I've never used reformat.sh so I'm not sure how it works. My intuition tells me that using it with maxcalledquality=41 would convert any quality over 41 to 41. We would lose information but that could be an option.

This option also looks interesting:

recalibrate=f           (recal) Recalibrate quality scores.  Must first generate matrices with CalcTrueQuality

But again, I'm not familiar with the tool. This is just in case you want to take the adventure of exploring.

Of course, another option could be just skipping ITSxpress. But I understand this is not what you want.

Sergio

Adam_Rivers · September 10, 2024, 1:40pm

Hi, I'm the ITSxpress developer. Using BBTools reformat on your input data is probably the fastest option, and it would have no impact on the final results. ITSxpress only uses the Qual scores temporarily in the merging step and the difference between a 40 (1:10,000 error rate) and a 50 (1:100,000 error rate) is irrelevant because it is only used when there is a base pair mismatch in the alignment of the reads, but when you have a base with a .0001 error rate * a base with a 0.00001 error rate interacting, the chance of them not matching is extremely small. Plus, all the other overlapping sites are used for the alignment too. Then finally, the original higher read scores are returned at the end of the analysis.

That said, it is annoying to have to reformat your reads, so I'lltest changing an internal setting to allow for higher Qual scores, so this error does not occur for future "high scoring" users.

As a side note, I don't think you need to use cutadapt before ITSxpress since the ITS cut sites are internal to the primer sites, but I've never tested the difference.

salias · September 10, 2024, 1:52pm

Thank you @Adam_Rivers for the explanation!

I forgot to mention that! As a regular ITSxpress user, I can confirm.

Irshad · September 10, 2024, 4:09pm

Hi @salias,

Thank you for your suggestions. I will take the reformat route and see if it works.

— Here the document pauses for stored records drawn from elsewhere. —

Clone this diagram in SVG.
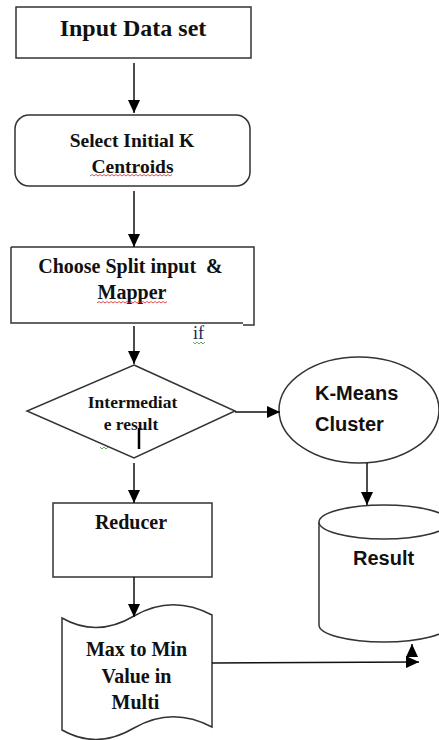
<svg xmlns="http://www.w3.org/2000/svg" width="439" height="740" viewBox="0 0 439 740">
<defs>
<marker id="arr" markerUnits="userSpaceOnUse" markerWidth="13" markerHeight="12" refX="13" refY="6" orient="auto">
<path d="M0,0 L13,6 L0,12 Z" fill="#000"/>
</marker>
<style>
.shape{fill:#fff;stroke:#333;stroke-width:1.5}
.edge{fill:none;stroke:#111;stroke-width:1.5}
.serif{font-family:"Liberation Serif","Times New Roman",serif;font-weight:bold;fill:#111}
.sans{font-family:"Liberation Sans",Arial,sans-serif;font-weight:bold;fill:#111;font-size:20px}
.sq-red{fill:none;stroke:#e02020;stroke-width:0.8}
.sq-green{fill:none;stroke:#3a9a3a;stroke-width:0.8}
</style>
</defs>
<rect width="439" height="740" fill="#fff"/>

<g id="input-data-set">
<rect class="shape" x="16" y="7" width="235" height="51"/>
<text class="serif" x="133" y="36" font-size="24" text-anchor="middle">Input Data set</text>
</g>

<g id="select-centroids">
<rect class="shape" x="15" y="115" width="235" height="71" rx="14" ry="14"/>
<text class="serif" x="132" y="147" font-size="19.5" text-anchor="middle">Select Initial K</text>
<text class="serif" x="132.5" y="173" font-size="19.5" text-anchor="middle">Centroids</text>
<path class="sq-red" d="M90,176 l2,-1.5 l2,1.5 l2,-1.5 l2,1.5 l2,-1.5 l2,1.5 l2,-1.5 l2,1.5 l2,-1.5 l2,1.5 l2,-1.5 l2,1.5 l2,-1.5 l2,1.5 l2,-1.5 l2,1.5 l2,-1.5 l2,1.5 l2,-1.5 l2,1.5 l2,-1.5 l2,1.5 l2,-1.5 l2,1.5 l2,-1.5 l2,1.5 l2,-1.5 l2,1.5 l2,-1.5 l2,1.5 l2,-1.5 l2,1.5 l2,-1.5 l2,1.5 l2,-1.5 l2,1.5 l2,-1.5 l2,1.5 l2,-1.5 l2,1.5 l2,-1.5"/>
</g>

<g id="split-mapper">
<path d="M11,247 H254 V325 H243 M243,323 H11 V247" fill="#fff" stroke="#333" stroke-width="1.5"/>
<text class="serif" x="130.5" y="273" font-size="20" text-anchor="middle" xml:space="preserve">Choose Split input  &amp;</text>
<text class="serif" x="132" y="299" font-size="20" text-anchor="middle">Mapper</text>
<path class="sq-red" d="M97,303 l2,-1.5 l2,1.5 l2,-1.5 l2,1.5 l2,-1.5 l2,1.5 l2,-1.5 l2,1.5 l2,-1.5 l2,1.5 l2,-1.5 l2,1.5 l2,-1.5 l2,1.5 l2,-1.5 l2,1.5 l2,-1.5 l2,1.5 l2,-1.5 l2,1.5 l2,-1.5 l2,1.5 l2,-1.5 l2,1.5 l2,-1.5 l2,1.5 l2,-1.5 l2,1.5 l2,-1.5 l2,1.5 l2,-1.5 l2,1.5 l2,-1.5 l2,1.5 l2,-1.5"/>
</g>

<g id="if-label">
<text x="193" y="339" font-family="Liberation Serif, serif" font-size="18" fill="#1a2a5a">if</text>
<path class="sq-green" d="M193,342 l2,2 l2,-2 l2,2 l2,-2 l2,2 l2,-2"/>
</g>

<g id="intermediate-result">
<polygon class="shape" points="134,365 235,411 134,458 27,411"/>
<text class="serif" x="132.5" y="408" font-size="17.5" text-anchor="middle">Intermediat</text>
<text class="serif" x="131" y="430" font-size="17.5" text-anchor="middle">e result</text>
<line x1="139" y1="428" x2="139" y2="449" stroke="#000" stroke-width="2.5"/>
<path class="sq-green" d="M100,447 l2,2 l2,-2 l2,2 l2,-2"/>
</g>

<g id="kmeans-cluster">
<ellipse class="shape" cx="359" cy="410" rx="80" ry="53"/>
<text class="sans" x="315" y="400">K-Means</text>
<text class="sans" x="315" y="431">Cluster</text>
</g>

<g id="reducer">
<rect class="shape" x="53" y="503" width="159" height="74"/>
<text class="serif" x="131" y="529" font-size="20" text-anchor="middle">Reducer</text>
</g>

<g id="result">
<path class="shape" d="M319,522 V625 A65,17 0 0 0 449,625 V522"/>
<ellipse class="shape" cx="384" cy="522" rx="65" ry="17"/>
<text class="sans" x="353" y="565">Result</text>
</g>

<g id="max-min">
<path class="shape" d="M62,618 Q97,638 134,616 Q172,594 212,615 V727 Q172,706 134,728 Q97,750 62,730 Z"/>
<text class="serif" x="136.5" y="656" font-size="20" text-anchor="middle">Max to Min</text>
<text class="serif" x="136.5" y="683" font-size="20" text-anchor="middle">Value in</text>
<text class="serif" x="135.5" y="709" font-size="20" text-anchor="middle">Multi</text>
</g>

<g id="connectors">
<line class="edge" x1="134" y1="63" x2="134" y2="113" marker-end="url(#arr)"/>
<line class="edge" x1="134" y1="191" x2="134" y2="247" marker-end="url(#arr)"/>
<line class="edge" x1="134" y1="326" x2="134" y2="364" marker-end="url(#arr)"/>
<line class="edge" x1="235" y1="412" x2="280" y2="412" marker-end="url(#arr)"/>
<line class="edge" x1="134" y1="463" x2="134" y2="503" marker-end="url(#arr)"/>
<line class="edge" x1="367" y1="463" x2="367" y2="505" marker-end="url(#arr)"/>
<line class="edge" x1="134" y1="577" x2="134" y2="617" marker-end="url(#arr)"/>
<line class="edge" x1="212" y1="663" x2="419" y2="662" marker-end="url(#arr)"/>
<line class="edge" x1="412" y1="656" x2="412" y2="644" marker-end="url(#arr)"/>
</g>
</svg>
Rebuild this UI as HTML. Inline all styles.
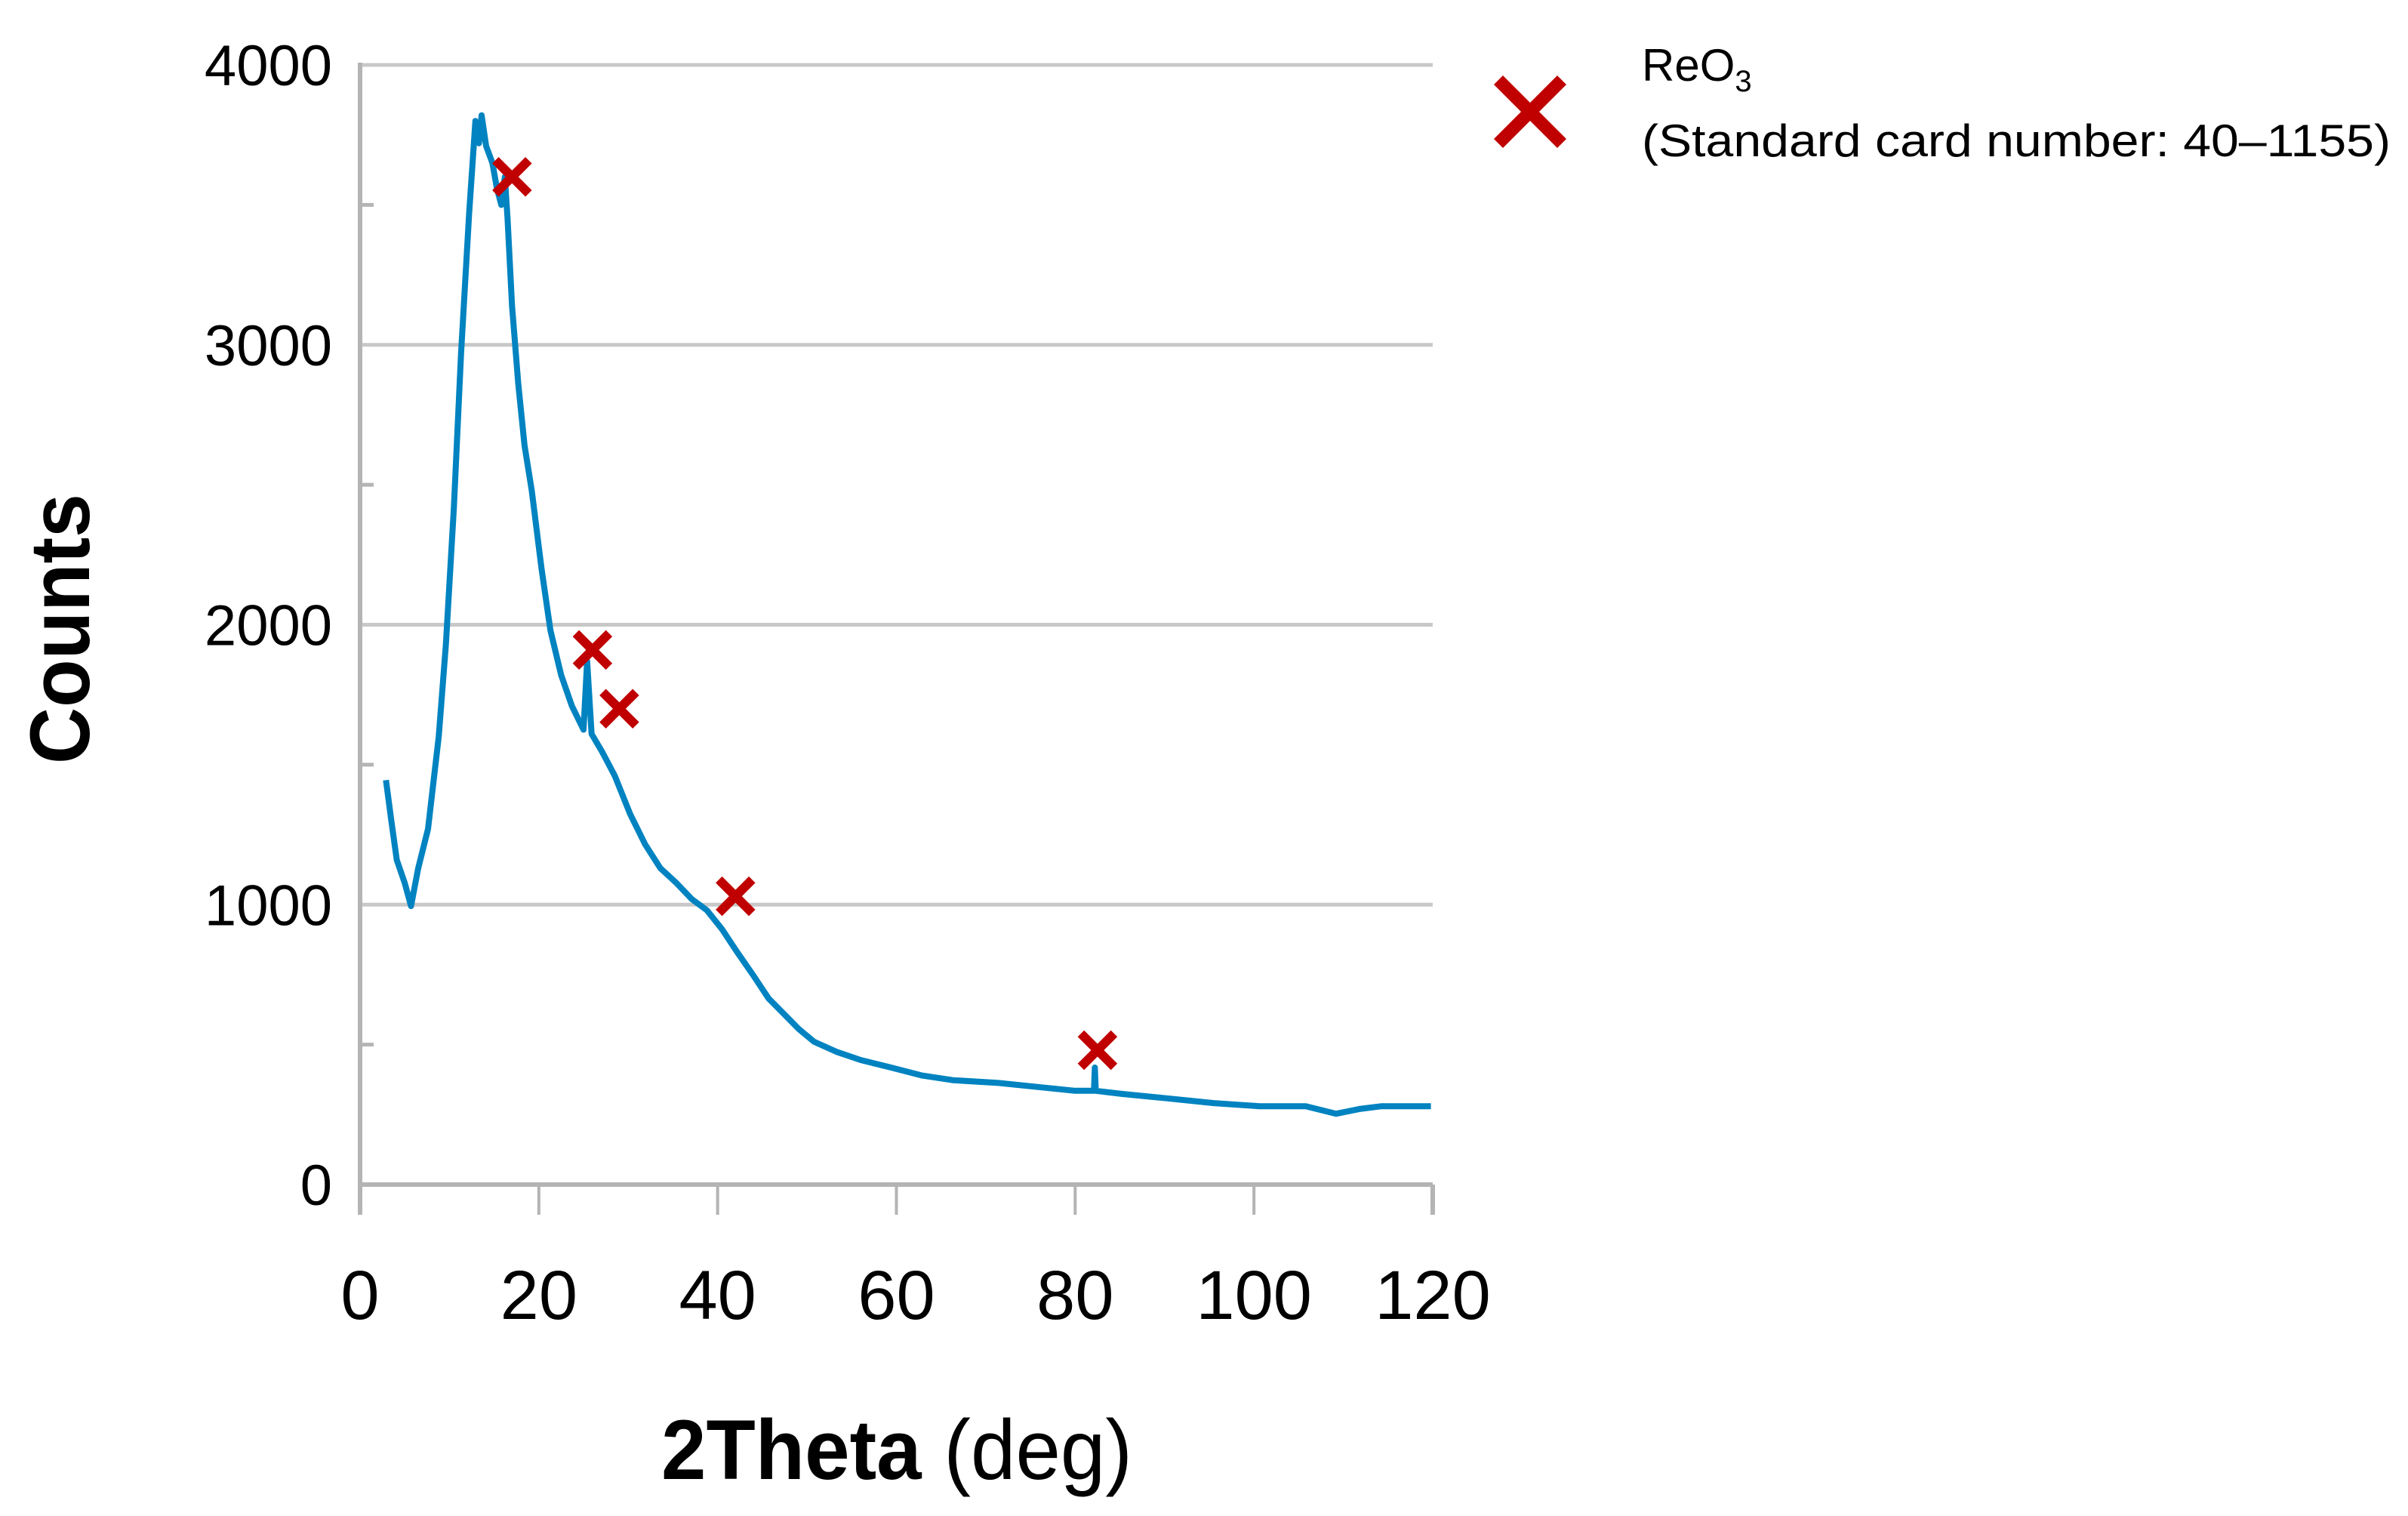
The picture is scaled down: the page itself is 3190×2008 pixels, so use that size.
<!DOCTYPE html>
<html><head><meta charset="utf-8"><style>
html,body{margin:0;padding:0;background:#fff;}
svg{display:block;font-family:"Liberation Sans",sans-serif;}
</style></head><body>
<svg id="chart" width="3190" height="2008" viewBox="0 0 3190 2008" xmlns="http://www.w3.org/2000/svg">
<g id="grid"></g>
<g id="axes"></g>
<g id="series"></g>
<g id="marks"></g>
<text x="876" y="1959" textLength="624" lengthAdjust="spacingAndGlyphs" font-size="112"><tspan font-weight="bold">2Theta</tspan> (deg)</text>
<text transform="translate(118,833) rotate(-90)" text-anchor="middle" font-size="112" font-weight="bold" textLength="358" lengthAdjust="spacingAndGlyphs">Counts</text>
<g>
  <g stroke="#c00000" stroke-width="17">
    <line x1="1985" y1="106" x2="2069" y2="190"/><line x1="2069" y1="106" x2="1985" y2="190"/>
  </g>
  <text x="2175" y="107" font-size="60">ReO<tspan font-size="40" dy="14">3</tspan></text>
  <text x="2175" y="207" font-size="60" textLength="992" lengthAdjust="spacingAndGlyphs">(Standard card number: 40‒1155)</text>
</g>
</svg>
<script>
const xTicks = [0, 20, 40, 60, 80, 100, 120];
const yTicks = [0, 1000, 2000, 3000, 4000];
const yMinor = [500, 1500, 2500, 3500];
const thetaValues = [2.9,3.5,4.1,5,5.7,6.5,7.6,8.8,9.6,10.5,11.3,12.2,12.9,13.3,13.6,14.1,14.8,15.3,15.8,16.2,16.5,17,17.7,18.4,19.2,20.3,21.3,22.5,23.7,25,25.4,25.9,27.1,28.5,30.2,31.9,33.6,35.4,37.1,38.8,40.5,42.2,44,45.7,47.4,49.1,50.8,53.4,56,59.4,62.8,66.3,71.4,76.6,80,82.1,82.2,82.3,85.2,90.3,95.5,100.6,105.8,109.2,111.8,114.3,116.9,119.8];
const countValues = [1445,1300,1160,1077,995,1130,1270,1600,1930,2420,2970,3470,3800,3720,3820,3710,3650,3560,3500,3600,3450,3140,2860,2640,2480,2200,1980,1820,1710,1625,1870,1610,1545,1460,1325,1215,1130,1077,1020,980,912,830,747,665,610,555,510,473,445,418,390,373,363,346,335,335,418,335,324,308,291,280,280,253,270,280,280,280];
const peakTheta = [17, 26, 29, 42, 82.5];
const peakCounts = [3600, 1910, 1700, 1030, 480];

const X0=477, X1=1898, Y0=1569, Y1=86;
const sx = v => X0 + (v-0)/(120-0)*(X1-X0);
const sy = v => Y0 - (v-0)/(4000-0)*(Y0-Y1);
const NS="http://www.w3.org/2000/svg";
function mk(tag, parent, attrs){const e=document.createElementNS(NS,tag);for(const k in attrs)e.setAttribute(k,attrs[k]);parent.appendChild(e);return e;}
const grid=document.getElementById('grid'), axes=document.getElementById('axes'), series=document.getElementById('series'), marks=document.getElementById('marks');

yTicks.forEach(v=>{
  if(v>0){const g=mk('line',grid,{x1:X0,x2:X1,y1:sy(v),y2:sy(v),stroke:'#c8c8c8','stroke-width':5});
  
  }
  const t=mk('text',axes,{x:440,y:sy(v)+27,'text-anchor':'end','font-size':76});
  t.textContent=v;
  
  
});
yMinor.forEach(v=>{
  const l=mk('line',axes,{x1:X0,x2:X0+18,y1:sy(v),y2:sy(v),stroke:'#b4b4b4','stroke-width':5});
  
  
});
const ya=mk('line',axes,{x1:X0,x2:X0,y1:Y1-3,y2:Y0+3,stroke:'#b4b4b4','stroke-width':6});


const xa=mk('line',axes,{x1:X0,x2:X1,y1:Y0,y2:Y0,stroke:'#b4b4b4','stroke-width':6});


xTicks.forEach(v=>{
  const l=mk('line',axes,{x1:sx(v),x2:sx(v),y1:Y0,y2:1609,stroke:'#b4b4b4','stroke-width':v===0||v===120?6:4});
  
  
  const t=mk('text',axes,{x:sx(v),y:1747,'text-anchor':'middle','font-size':92});
  t.textContent=v;
  
  
});
const pts=thetaValues.map((t,i)=>sx(t).toFixed(1)+','+sy(countValues[i]).toFixed(1)).join(' ');
const pl=mk('polyline',series,{points:pts,fill:'none',stroke:'#0083c0','stroke-width':8,'stroke-linejoin':'round'});


peakTheta.forEach((t,i)=>{
  const cx=sx(t), cy=sy(peakCounts[i]), r=22;
  const g=mk('g',marks,{stroke:'#c00000','stroke-width':12});
  
  
  mk('line',g,{x1:cx-r,y1:cy-r,x2:cx+r,y2:cy+r});
  mk('line',g,{x1:cx+r,y1:cy-r,x2:cx-r,y2:cy+r});
});
</script>
</body></html>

Irshad · September 10, 2024, 4:15pm

Hi @Adam_Rivers,

Thank you for contributing itsxpress to qiime2. It would be a great addition if the future releases address this error for high quality data. I will get back here with further updates, after I run the analysis with the reformatted data.

Irshad · September 16, 2024, 6:30pm

@salias @Adam_Rivers The problem with FASTQ quality was resolved using the bbmap reformat.sh on my input data.

Thank you for the support.

Adam_Rivers · September 17, 2024, 4:06pm

Would you be willing to share your sequences with me, either sequences-trimmed-primers-ends.qza or sequences.qza or a small sample from them? Fastq format would work too. I'm testing a fix for this issue and it would be convenient to use your data if you are able to share it.

Adam_Rivers · September 19, 2024, 8:03pm

I added support for quality scores over 41 to ITSxpress version 2.1.1, which I released today on Github. It may take a day ot two for the updated version to appear on Bioconda.

salias · September 19, 2024, 8:13pm

Thank you @Adam_Rivers !

system · October 21, 2024, 2:13am

This topic was automatically closed 31 days after the last reply. New replies are no longer allowed.